21年7月稼働開始予定、6割の業務削減目指す
スポーツ用品販売大手のアルペンは8月6日、村田機械の3Dロボット倉庫システム「ALPHABOT(アルファボット)」を愛知県小牧市の物流拠点「アルペン小牧ディストリビューションセンター(DC)」に導入すると発表した。稼働開始は2021年7月の予定。
ALPHABOTは村田機械が2019年に戦略的パートナーシップを結んだ米物流ロボットメーカーAlert Innovation(アラートイノベーション)から技術導入。保管からピッキングまでロボット台車で完結させたシンプルな仕組みの自動倉庫システムで、従来の自動倉庫と異なり、走行・昇降機能を有するロボット台車(ボット)が保管ラックの外も走行してピッキングポイントに商品を自動で供給できるのが特徴だ。

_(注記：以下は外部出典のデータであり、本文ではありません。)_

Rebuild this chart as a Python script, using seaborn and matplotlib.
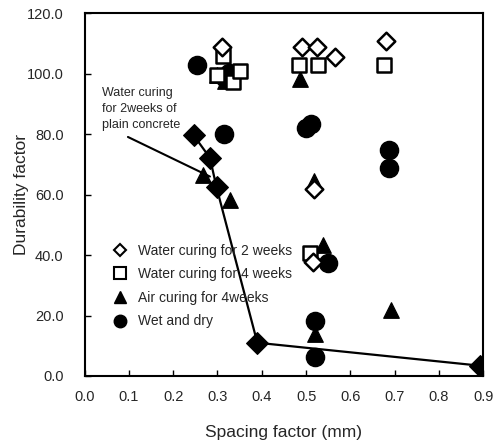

膨大な在庫商品からオーダー単位で商品をそろえる作業者は、広大なスペースを歩き回らず定点で効率良くピッキングすることが可能。商品を高さ6メートルの立体保管ラックに収納するため、AGV(無人搬送車)型ロボットより少ない床面積で大量の在庫商品に対応できるのもメリットだ。ボットは130台で、約2万6000ケースを保管できる。
ALPHABOTシステムのロボット台車「BOT」のイメージ※クリックで拡大
アルペンは物流現場の人手不足や新型コロナウイルスの感染拡大による密集回避のため、自動化・機械化を推進。フィットネス用品やサポーターなど比較的小さなアイテムに特化している同センターでALPHABOTを駆使し、商品の保管補充やピッキング、仕分け、梱包の工程で業務を約6割削減することを目指す。他の物流拠点に展開していくことも視野に入れている。
ALPHABOTの活用により、立体保管を採用して庫内の商品保管効率をアップ、取扱商品も拡充できるほか、作業スタッフの歩き回る距離や手間を減らし、新人スタッフでもすぐに作業に慣れることができるようになると見込む。ピッキングから仕分け梱包まで一貫して行える体制に移行し、ヒューマンエラーの削減や仕分け・出荷効率の向上にもつなげる狙いがある。
アルペンは新たな物流戦略として、アパレルやシューズ、大物(キャンプ用品やゴルフキャディーバッグなど)、小物(フィットネス用品やサポーターなど)といったカテゴリー別に物流網を整流化。店舗までの供給リードタイムの大幅短縮化、売場やブランド別梱包納品による店舗品出しまでの作業簡素化、出荷物量コントロールによる庫内作業人数および配送の最適化の3点を実現させていく構えだ。